Slamet Riyadi merupakan salah satu pahlawan yang cukup terkenal di Indonesia berkat jasanya untuk negeri Indonesia pada saat itu. Pada waktu Jepang menyerah setelah peristiwa pengeboman di Hirsoshima dan Nagasaki yang berakibat kepada kemerdekaan Indonesia, Belanda berupaya merebut kembali Indonesia. Para rakyat yang tidak terima karena sudah resmi merdeka, menolak dan memberi perlawanan kepada Belanda. Slamet Riyadi pada saat itu memulai gerakan kampanye gerilya untuk melawan Belanda. Pada saat Belanda melakukan serangan umum pada pertengahan 1947, Slamet Riyadi memimpin pasukan Indonesia di beberapa daerah di Jawa Tengah, termasuk Ambarawa dan Semarang ia juga memimpin pasukan penyisir di sepanjang Gunung Merapi dan Merbabu.

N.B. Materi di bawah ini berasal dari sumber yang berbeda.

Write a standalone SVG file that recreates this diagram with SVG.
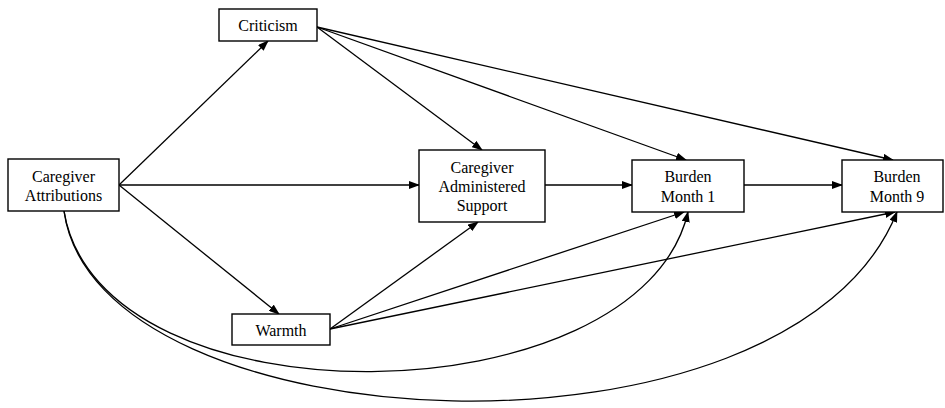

Pada saat Belanda melancarkan serangan kedua yang mengincar Yogyakarta yang pada saat itu merupakan ibu kota Indonesia dan juga ingin memasuki Solo dan Klaten, Slamet Riyadi berusaha menghalau mereka, namun pada akhirnya mereka berhasil masuk. Ia kemudian menerapkan kebijakan & quot;berpencar dan menaklukkan” yang kemudian berhasil menghalau pasukan Belanda dalam kurun waktu hanya empat hari.

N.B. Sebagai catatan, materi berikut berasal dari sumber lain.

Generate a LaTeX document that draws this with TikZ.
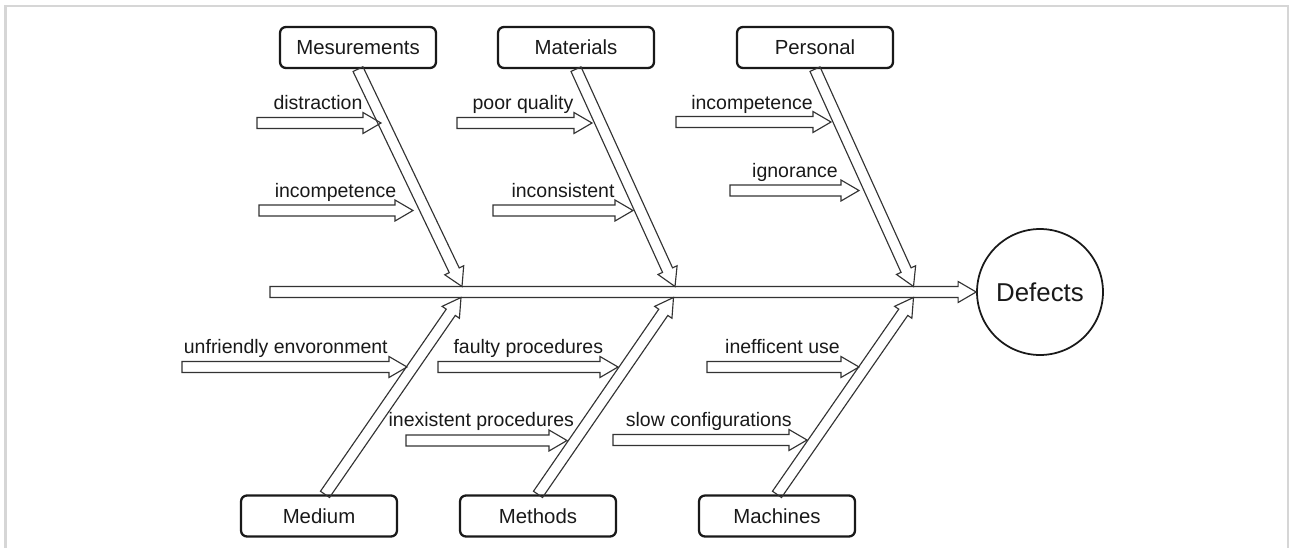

Setelah berakhirnya perang, Republik Maluku Selatan menyatakan kemerdekaannya dari Indonesia. Pada saat itu, Slamet Riyadi dikirim ke baris depan pada tanggal 10 Juli 1950 sebagai bagian dari Operasi Senopati. Pada 3 Oktober, Slamet Riyadi beserta pasukannya dengan Kolonel Alexander Ebert Kawilaran, ditugaskan untuk merebut ibu kota pemberontak New Victoria. Pada saat pasukan Slamet Riyadi menuju kota melalui rawa-rawa bakau yang dimana memakan waktu selama satu bulan, tentara RMS bersenjatakan karabin hutan dan senjata Owen terus menembaki anak buah Slamet Riyadi. Pada saat ia dan pasukannya sampai di New Victoria, pasukan RMS teerus menembaki mereka, hingga pada saat Slamet Riyadi sedang menaiki sebuah tank yang sedang menuju markas pemberontak pada tanggal 4 November, selongsong peluru senjata mesin menembakinya dan berhasil menembus baju besi dan perutnya. Meskipun sudah diberi pertolongan karena Slamet Riyadi bersikeras untuk melanjutkan perlawanan, namun takdir berkata lain. Ia gugur malam itu juga dan kemudian dimakamkan di Ambon.

Kini nama Slamet Riyadi dijadikan sebagai salah satu jalan utama di kota Solo. Di ujung jalan tersebut juga terdapat patung Slamet Riyadi yang begitu gagah dan kokoh. Penamaan jalan dan pembangunan patung Slamet Riyadi di Solo merupakan salah satu bentuk penghormatan terhadap tokoh yang berasal dari kota Solo tersebut.